Co prawda, Kamil Glik w meczu z Węgrami na murawie pojawił się dopiero w drugiej połowie, jednak nie przeszkodziło mu to w osiągnięciu unikalnej liczby występów w kadrze narodowej. Obrońca Benevento dołączył do Klubu Wybitnego Reprezentanta, dzięki rozegraniu 80 oficjalnych meczy z orzełkiem na piersi.

Glik dogonił Bońka

Środkowy obrońca zrównał się z obecnym prezesem Polskiego Związku Piłki Nożnej, Zbigniewem Bońkiem pod kątem występów w kadrze. Główną inicjatywą Klubu Wybitnego reprezentanta jest zrzeszanie polskich zawodników, którzy rozegrali co najmniej 80 spotkań dla reprezentacji Polski. Glik jest już 12 piłkarzem dołączającym do tak elitarnego grona. Trzeba przyznać, że brak Kamila w wyjściowej jedenastce podczas starcia z Węgrami był niemałą niespodzianką. Tymczasem podczas nieobecności weterana na karty historii wpisał się inny defensor, Michał Helik. Piłkarz Bransley zadebiutował w czwartek w kadrze narodowej. Z kolei kwadrans po przerwie zastąpił go doświadczony defensor Benevento.

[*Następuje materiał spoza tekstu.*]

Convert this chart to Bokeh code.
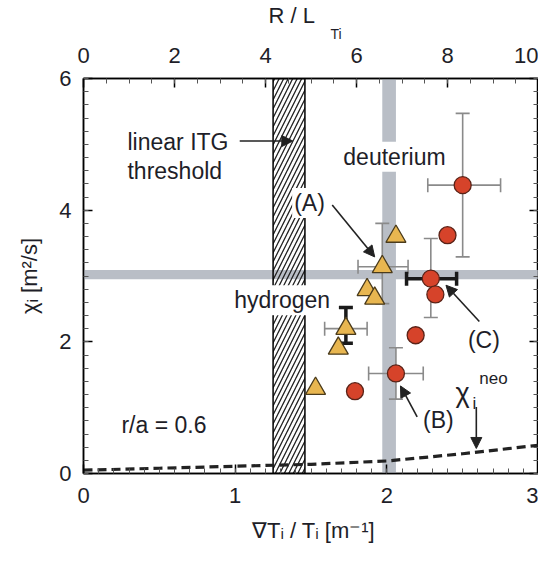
from bokeh.plotting import figure
from bokeh.models import (Range1d, LinearAxis, Whisker, ColumnDataSource, Label, Arrow,
                          NormalHead, TeeHead, SingleIntervalTicker, Title, CustomJSTickFormatter)
from bokeh.embed import file_html
from bokeh.resources import INLINE

# ---------------- data ----------------
deut_x = [2.50, 2.40, 2.29, 2.32, 2.19, 2.06, 1.79]
deut_y = [4.38, 3.62, 2.96, 2.72, 2.10, 1.52, 1.25]
hyd_x = [1.97, 2.06, 1.87, 1.92, 1.73, 1.68, 1.53]
hyd_y = [3.14, 3.60, 2.79, 2.66, 2.20, 1.90, 1.29]

# thin grey error bars
xerr_y = [4.38, 3.14, 2.20, 1.52]
xerr_lo = [2.27, 1.81, 1.59, 1.88]
xerr_hi = [2.75, 2.14, 1.87, 2.24]
yerr_x = [2.50, 1.97, 2.29, 2.06]
yerr_lo = [3.29, 2.58, 2.37, 1.13]
yerr_hi = [5.47, 3.80, 3.57, 1.91]
# thick black error bars
bxerr_y = [2.96]
bxerr_lo = [2.13]
bxerr_hi = [2.46]
byerr_x = [1.73]
byerr_lo = [1.98]
byerr_hi = [2.52]

# neoclassical chi
neo_x = [0.0, 0.5, 1.0, 1.5, 2.0, 2.5, 3.0]
neo_y = [0.05, 0.08, 0.11, 0.14, 0.19, 0.30, 0.43]

# bands
itg_band_x = [1.25, 1.46]
deut_band_x = [1.97, 2.06]
chi_band_y = [2.95, 3.09]

x_ticks_major = 1
y_ticks_major = 2
rl_ticks_major = 2

FONT = "Liberation Sans"
TXT = "#1e1e28"

p = figure(width=538, height=545, x_range=Range1d(0, 3), y_range=Range1d(0, 6),
           output_backend="svg", toolbar_location=None,
           min_border_left=83, min_border_top=78, min_border_bottom=70, min_border_right=0)
p.grid.visible = False
p.outline_line_color = "black"
p.outline_line_width = 1.5
p.background_fill_color = "white"
p.border_fill_color = "white"

p.extra_x_ranges = {"rl": Range1d(0, 10)}


def style_axis(ax, size="22px"):
    ax.major_tick_in = 9
    ax.major_tick_out = 0
    ax.minor_tick_in = 5
    ax.minor_tick_out = 0
    ax.major_tick_line_width = 1.5
    ax.minor_tick_line_width = 1
    ax.major_tick_line_color = "black"
    ax.minor_tick_line_color = "#555555"
    ax.axis_line_color = "black"
    ax.axis_line_width = 1.5
    ax.major_label_text_font = FONT
    ax.major_label_text_font_size = size
    ax.major_label_text_color = TXT
    ax.axis_label_text_font = FONT
    ax.axis_label_text_font_size = "22px"
    ax.axis_label_text_font_style = "normal"
    ax.axis_label_text_color = TXT


xa = p.xaxis[0]
xa.ticker = SingleIntervalTicker(interval=x_ticks_major, num_minor_ticks=10)
style_axis(xa)
xa.axis_label = "∇Tᵢ / Tᵢ [m⁻¹]"
xa.major_label_standoff = 14
xa.axis_label_standoff = 12

ya = p.yaxis[0]
ya.ticker = SingleIntervalTicker(interval=y_ticks_major, num_minor_ticks=10)
style_axis(ya)
ya.axis_label = "χᵢ [m²/s]"
ya.major_label_standoff = 12
ya.axis_label_standoff = 14

top = LinearAxis(x_range_name="rl", ticker=SingleIntervalTicker(interval=rl_ticks_major, num_minor_ticks=4))
style_axis(top)
top.major_label_standoff = 16
p.add_layout(top, "above")

# top axis title "R / L" with subscript "Ti"
p.add_layout(Title(text="Ti", align="left", offset=247, standoff=5,
                   text_font=FONT, text_font_size="14px", text_font_style="normal",
                   text_color=TXT), "above")
p.add_layout(Title(text="R / L", align="left", offset=185, standoff=-13,
                   text_font=FONT, text_font_size="22px", text_font_style="normal",
                   text_color=TXT), "above")

# mirrored ticks on the right side, without labels
right = LinearAxis(ticker=SingleIntervalTicker(interval=y_ticks_major, num_minor_ticks=10),
                   formatter=CustomJSTickFormatter(code="return ''"))
style_axis(right)
right.major_label_text_font_size = "0px"
right.major_label_standoff = 0
right.axis_label_standoff = 0
p.add_layout(right, "right")

# bands
p.quad(left=[0], right=[3], bottom=[chi_band_y[0]], top=[chi_band_y[1]],
       fill_color="#b9bec6", line_color=None, level="image")
p.quad(left=[deut_band_x[0]], right=[deut_band_x[1]], bottom=[0], top=[6],
       fill_color="#b9bec6", line_color=None, level="image")
p.quad(left=[itg_band_x[0]], right=[itg_band_x[1]], bottom=[0], top=[6],
       fill_color=None, fill_alpha=0, hatch_pattern="/", hatch_color="#222222",
       hatch_scale=9, hatch_weight=1.3, line_color="black", line_width=1.5, level="image")

# neoclassical
p.line(neo_x, neo_y, line_dash="9 5", line_width=3.2, line_color="#222222")


def whisk(base, lo, hi, dim, color, width, head):
    src = ColumnDataSource(dict(base=base, lower=lo, upper=hi))
    w = Whisker(source=src, base="base", lower="lower", upper="upper", dimension=dim,
                line_color=color, line_width=width, level="underlay",
                upper_head=TeeHead(size=head, line_color=color, line_width=width),
                lower_head=TeeHead(size=head, line_color=color, line_width=width))
    p.add_layout(w)


whisk(xerr_y, xerr_lo, xerr_hi, "width", "#8a8a8a", 1.6, 14)
whisk(yerr_x, yerr_lo, yerr_hi, "height", "#8a8a8a", 1.6, 14)
whisk(bxerr_y, bxerr_lo, bxerr_hi, "width", "#1a1a1a", 3.5, 14)
whisk(byerr_x, byerr_lo, byerr_hi, "height", "#1a1a1a", 3.5, 14)

p.scatter(hyd_x, hyd_y, marker="triangle", size=20, fill_color="#E8B650",
          line_color="#4a3b1c", line_width=1.3)
p.scatter(deut_x, deut_y, marker="circle", size=17, fill_color="#D6432A",
          line_color="#5a2318", line_width=1.3)

# arrows
arrows = [
    (1.03, 5.05, 1.38, 5.05),
    (1.64, 4.08, 1.92, 3.29),
    (2.61, 2.31, 2.39, 2.86),
    (2.20, 0.86, 2.09, 1.33),
    (2.59, 1.01, 2.59, 0.38),
]
for (xs, ys, xe, ye) in arrows:
    p.add_layout(Arrow(x_start=xs, y_start=ys, x_end=xe, y_end=ye, line_width=1.6,
                       line_color="#222222",
                       end=NormalHead(size=11, fill_color="#222222", line_color="#222222")))


def lab(x, y, t, size="23px", align="left", bg=None, base="middle"):
    kw = {}
    if bg:
        kw = dict(background_fill_color=bg, padding=2)
    p.add_layout(Label(x=x, y=y, text=t, text_font=FONT, text_font_size=size,
                       text_color=TXT, text_align=align, text_baseline=base, **kw))


lab(0.29, 5.04, "linear ITG")
lab(0.29, 4.59, "threshold")
lab(1.70, 4.81, "deuterium", bg="white")
lab(1.49, 4.11, "(A)", align="center", bg="white")
lab(0.98, 2.63, "hydrogen", bg="white")
lab(2.64, 2.03, "(C)", align="center")
lab(2.34, 0.81, "(B)", align="center")
lab(0.25, 0.73, "r/a = 0.6")
lab(2.50, 1.22, "χ", size="27px", align="center")
lab(2.565, 1.06, "i", size="17px")
lab(2.61, 1.45, "neo", size="17px")

open("out.html", "w").write(file_html(p, INLINE))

Na samym szczycie jest Robert Lewandowski

Na szczycie listy jest Robert Lewandowski. Napastnik Bayernu Monachium ma na swoim koncie, aż 117 rozegranych pojedynków, w których dotychczas zdobył 64 gole. Co więcej w obu klasyfikacjach najlepszy polski snajper zajmuje pierwsze miejsca. Z obecnych kadrowiczów w Klubie Wybitnego Reprezentanta znajduje się jeszcze Kamil Grosiki. Skrzydłowy West Brom, dzięki kilku minutom zanotował 81. występ w narodowych barwach. Na horyzoncie czai się również Grzegorz Krychowiak, któremu brakuje tylko czterech meczy, aby dołączyć do reszty wybitnych sportowców.

Poprawa nastrojów przyjdzie w starciu z Andorą

Pierwszy sprawdzian Paulo Sousy już za nami. W Budapeszcie zobaczyliśmy dwa oblicza polskiej drużyny. Momentami nic szczególnego nie prezentowaliśmy, jednak po przerwie instynkt Portugalczyka wziął górę. Potrójna zmiana podziałała na zespół prawidłowo, co potwierdzeniem było doprowadzenie do remisu w odstępie 180 sekund. Po spotkaniu nowy szkoleniowiec przyznał się do kilku pomyłek personalnych oraz nie szczędził gorzkich słów poszczególnym zawodnikom. W najbliższą niedzielę Polska zagra z Andorą i będzie to dobry przeciwnik do pokazania siły w ofensywie. Pierwszy gwizdek zaplanowany jest na godzinę 20:45, natomiast transmisję meczu “na żywo” przeprowadzi TVP 1, a także TVP Sport.